Member of the Pennsylvania House of Representatives from the Chester County district
- In office 1804–1805 Serving with James Fulton, Edward Darlington, Methuselah Davis, John Boyd
- Preceded by: Joseph Park, James Fulton, Edward Darlington, Thomas Taylor, Methuselah Davis
- Succeeded by: John Boyd, Methuselah Davis, James Kelton, Francis Gardner, John G. Bull

Personal details
- Born: Charlestown Township, Chester County, Pennsylvania, U.S.
- Died: December 27, 1837
- Party: Democratic
- Spouse: Anna Shenck
- Children: 9
- Occupation: Politician; saddler; farmer;

= Hezekiah Davis =

American politician (died 1837)

Hezekiah Davis (died December 27, 1837) was an American politician who served as a member of the Pennsylvania House of Representatives, representing Chester County from 1804 to 1805.

==Life==
Davis was born in Charlestown Township, Chester County, Pennsylvania.

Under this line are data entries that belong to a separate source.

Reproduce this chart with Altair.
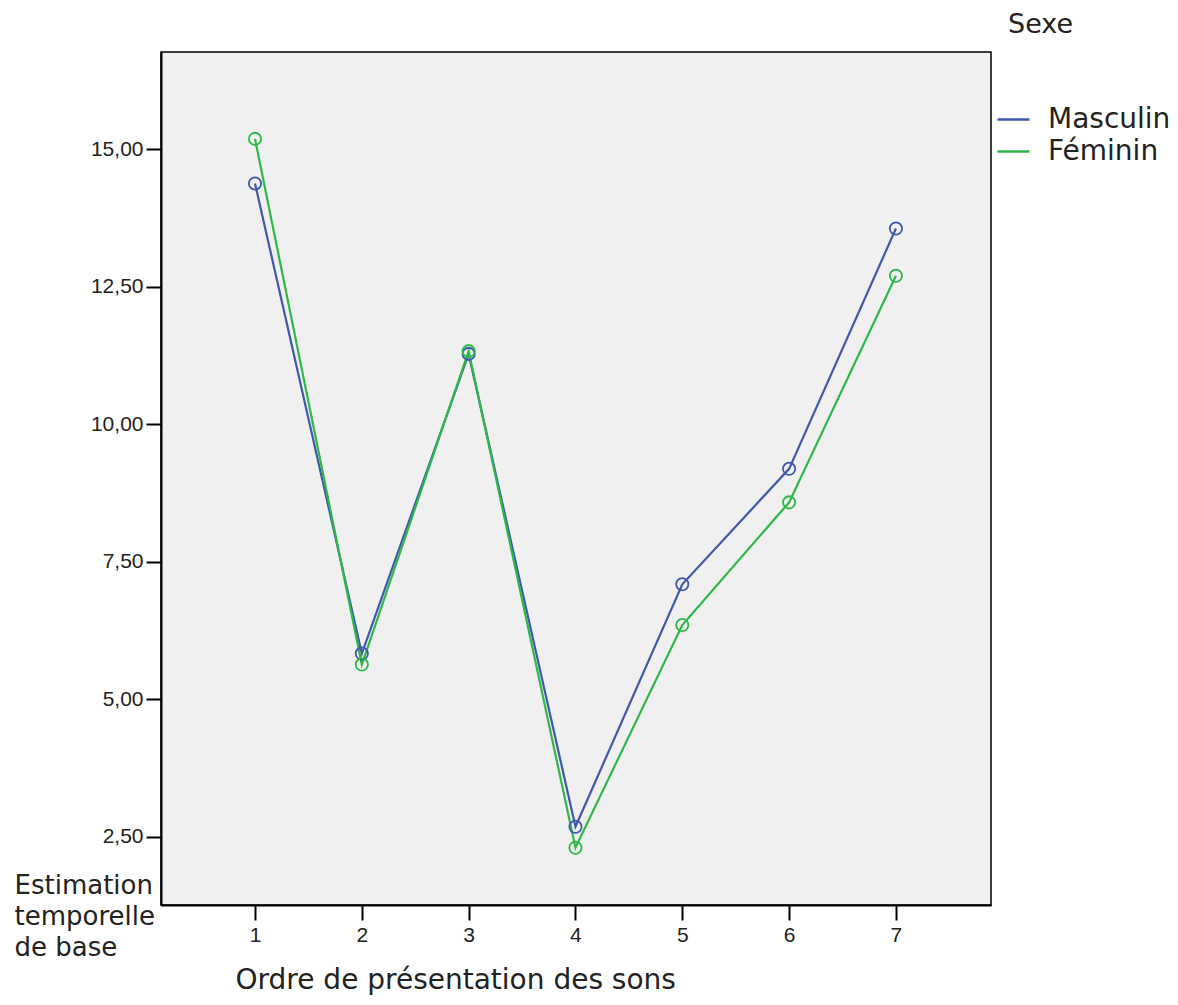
import altair as alt
import pandas as pd

ordre = [1, 2, 3, 4, 5, 6, 7]
masculin = [14.38, 5.83, 11.28, 2.68, 7.09, 9.19, 13.56]
feminin = [15.19, 5.63, 11.33, 2.30, 6.35, 8.58, 12.70]
sexes = ["Masculin", "Féminin"]
colors = ["#3E58AC", "#2EB848"]
y_ticks = [2.5, 5.0, 7.5, 10.0, 12.5, 15.0]

rows = []
for s, vals in zip(sexes, [masculin, feminin]):
    for o, v in zip(ordre, vals):
        rows.append({"Ordre": o, "Estimation": v, "Sexe": s})
df = pd.DataFrame(rows)

x = alt.X(
    "Ordre:Q",
    scale=alt.Scale(domain=[0.12, 7.89], nice=False, zero=False),
    axis=alt.Axis(
        values=ordre, grid=False, format="d",
        title="Ordre de présentation des sons",
        titleX=74, titleY=83, titleAlign="left", titleBaseline="alphabetic",
        titleAnchor="start",
        tickSize=15, labelPadding=4,
    ),
)
y = alt.Y(
    "Estimation:Q",
    scale=alt.Scale(domain=[1.258, 16.77], nice=False, zero=False),
    axis=alt.Axis(
        values=y_ticks, grid=False,
        labelExpr="replace(format(datum.value, '.2f'), '.', ',')",
        title=["Estimation", "temporelle", "de base"],
        titleAngle=0, titleX=-147, titleY=841, titleAlign="left",
        titleBaseline="alphabetic", titleLineHeight=31, titleFontSize=26,
        tickSize=15, labelPadding=3,
    ),
)
color = alt.Color(
    "Sexe:N",
    scale=alt.Scale(domain=sexes, range=colors),
    sort=sexes,
    legend=alt.Legend(
        title=None, orient="none", legendX=835, legendY=50,
        symbolType="stroke", symbolSize=1024, symbolStrokeWidth=2.5,
        labelFontSize=28, labelFont="DejaVu Sans", labelColor="#222222",
        labelOffset=17, rowPadding=0, padding=0,
    ),
)

base = alt.Chart(df).encode(x=x, y=y, color=color, detail="Sexe:N")
lines = base.mark_line(strokeWidth=2.2)
points = base.mark_point(filled=False, size=150, strokeWidth=1.8, opacity=1)

chart = (
    alt.layer(lines, points)
    .properties(
        width=830,
        height=853,
        autosize=alt.AutoSizeParams(type="none"),
        padding={"left": 153, "top": 44, "right": 179, "bottom": 90},
        background="white",
        title=alt.TitleParams(
            "Sexe", anchor="start", frame="group", dx=847, dy=27, offset=19,
            baseline="alphabetic", fontSize=27, font="DejaVu Sans",
            fontWeight="normal", color="#222222",
        ),
    )
    .configure_view(fill="#F0F0F0", stroke="black", strokeWidth=1.5)
    .configure_axis(
        domainColor="black", domainWidth=2, tickColor="black", tickWidth=2,
        labelFont="Liberation Sans", labelFontSize=21, labelColor="#222222",
        titleFont="DejaVu Sans", titleFontSize=28, titleFontWeight="normal",
        titleColor="#222222",
    )
)

chart.save("out.html", embed_options={"renderer": "svg", "actions": False})
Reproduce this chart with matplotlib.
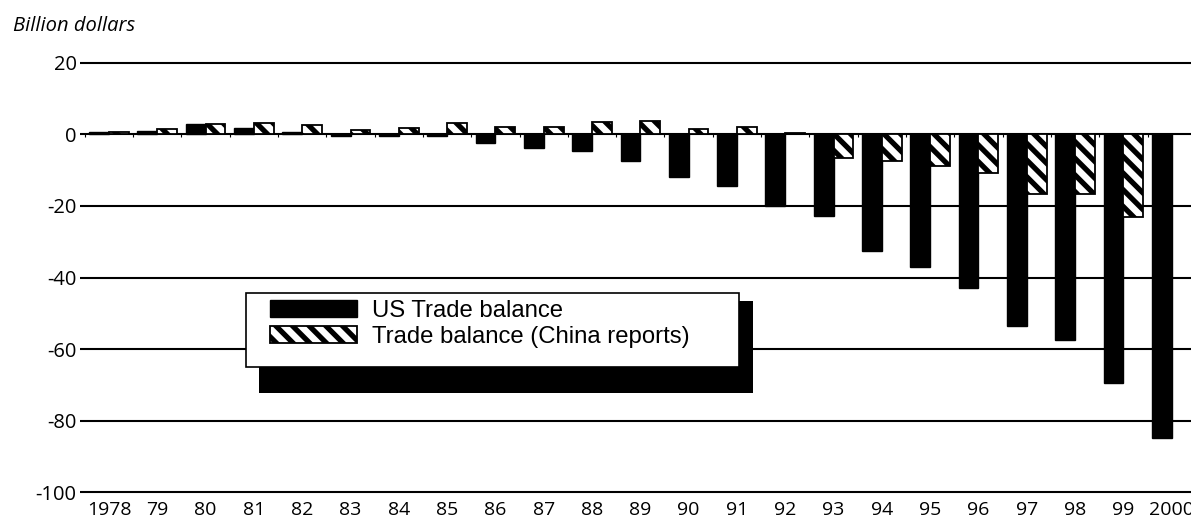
import numpy as np
import matplotlib.pyplot as plt
from matplotlib.patches import Rectangle

years = ['1978', '79', '80', '81', '82', '83', '84', '85', '86', '87', '88', '89',
         '90', '91', '92', '93', '94', '95', '96', '97', '98', '99', '2000']

us_balance = [0.5, 1.0, 2.8, 1.8, 0.6, -0.5, -0.4, -0.4, -2.4, -3.7, -4.6, -7.4,
              -11.8, -14.4, -20.0, -22.7, -32.5, -37.0, -42.8, -53.5, -57.5, -69.4, -84.7]

china_balance = [0.5, 1.4, 2.9, 3.1, 2.6, 1.2, 1.7, 3.1, 2.0, 2.0, 3.4, 3.6,
                 1.4, 2.1, 0.4, -6.7, -7.6, -8.9, -10.7, -16.8, -16.7, -23.0, np.nan]

plt.rcParams['font.family'] = 'Open Sans'
plt.rcParams['axes.unicode_minus'] = False
plt.rcParams['hatch.linewidth'] = 3.8

W, H = 1191, 522
fig = plt.figure(figsize=(W / 100, H / 100), dpi=100)
ax = fig.add_axes([80 / W, (H - 499.5) / H, 1 - 80 / W, (499.5 - 55.5) / H])

x = np.arange(len(years))
w = 0.41
ax.bar(x, us_balance, width=-w, align='edge', color='black', edgecolor='black',
       linewidth=1, label='US Trade balance', zorder=3)
ax.bar(x, china_balance, width=w, align='edge', facecolor='white', edgecolor='black',
       hatch='\\\\', linewidth=1.3, label='Trade balance (China reports)', zorder=3)

# small ticks on the zero line between years
ax.vlines(x - 0.5, -0.8, 0, color='black', lw=0.8, zorder=2)

ax.set_xlim(-0.6, 22.4)
ax.set_ylim(-102, 22)
ax.set_yticks(range(-100, 21, 20))
ax.set_xticks(x)
ax.set_xticklabels(years)
ax.grid(axis='y', color='black', lw=1.5)
ax.set_axisbelow(True)
for s in ax.spines.values():
    s.set_visible(False)
ax.tick_params(axis='y', length=0, labelsize=14.5, pad=2.5)
ax.tick_params(axis='x', length=0, labelsize=14, pad=1)

fig.text(13 / W, (H - 31) / H, 'Billion dollars', style='italic', fontsize=14.5,
         va='baseline', ha='left')

# legend box with its offset shadow
fig.add_artist(Rectangle((259 / W, (H - 393.3) / H), (752.7 - 259) / W, (393.3 - 300.7) / H,
                         transform=fig.transFigure, facecolor='black', edgecolor='none', zorder=3))
fig.add_artist(Rectangle((246 / W, (H - 367.3) / H), (739.3 - 246) / W, (367.3 - 292.7) / H,
                         transform=fig.transFigure, facecolor='white', edgecolor='black',
                         lw=1.2, zorder=4))

handles, labels = ax.get_legend_handles_labels()
fig.legend(handles, labels, loc='upper left', bbox_to_anchor=(270 / W, (H - 300) / H),
           frameon=False, borderpad=0, borderaxespad=0, handlelength=3.65,
           handleheight=0.74, handletextpad=0.6, labelspacing=0.15,
           prop={'family': 'Liberation Sans', 'size': 17.2})

fig.savefig('out.png', dpi=100)
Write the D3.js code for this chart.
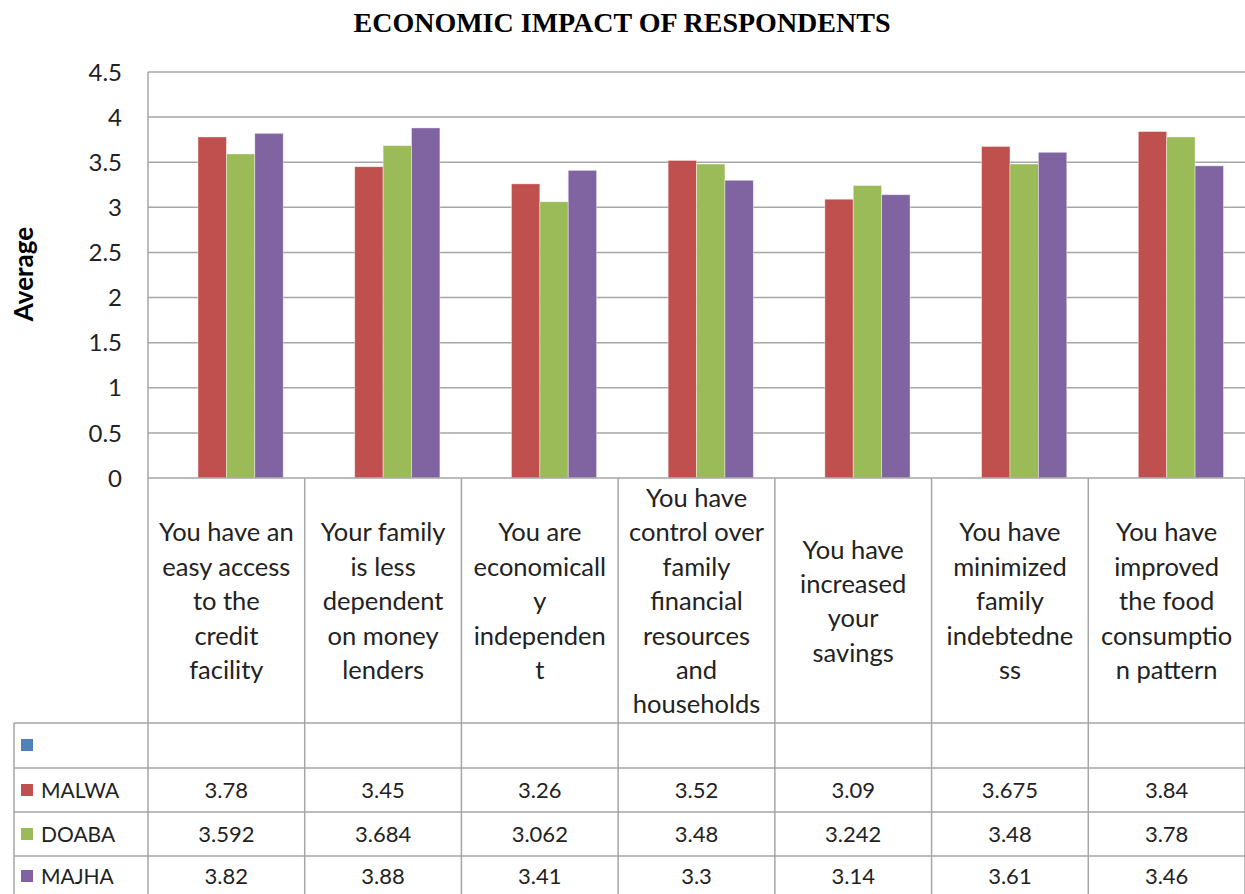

He worked as a saddler and owned a farm of 125 acres. During the Revolutionary War, he worked as a quartermaster. He was taken as prisoner of war by the British during the Battle of Long Island.

A Democrat, Davis was a local politician in Charlestown Township. He served as a member of the Pennsylvania House of Representatives, representing Chester County from 1804 to 1805.

Davis died on December 27, 1837.

==Personal life==
Davis married Anna Schenck, descendant of General Schenck, of Brooklyn, New York. They met while was a prisoner of war. They had nine children, Willemina, Harriet, Maria, Julia, Adriana, Nicholas, Nathan, Hannah and Thomas L. His daughter Maria married John G. Wersler, a major who served in the War of 1812. He was a Presbyterian.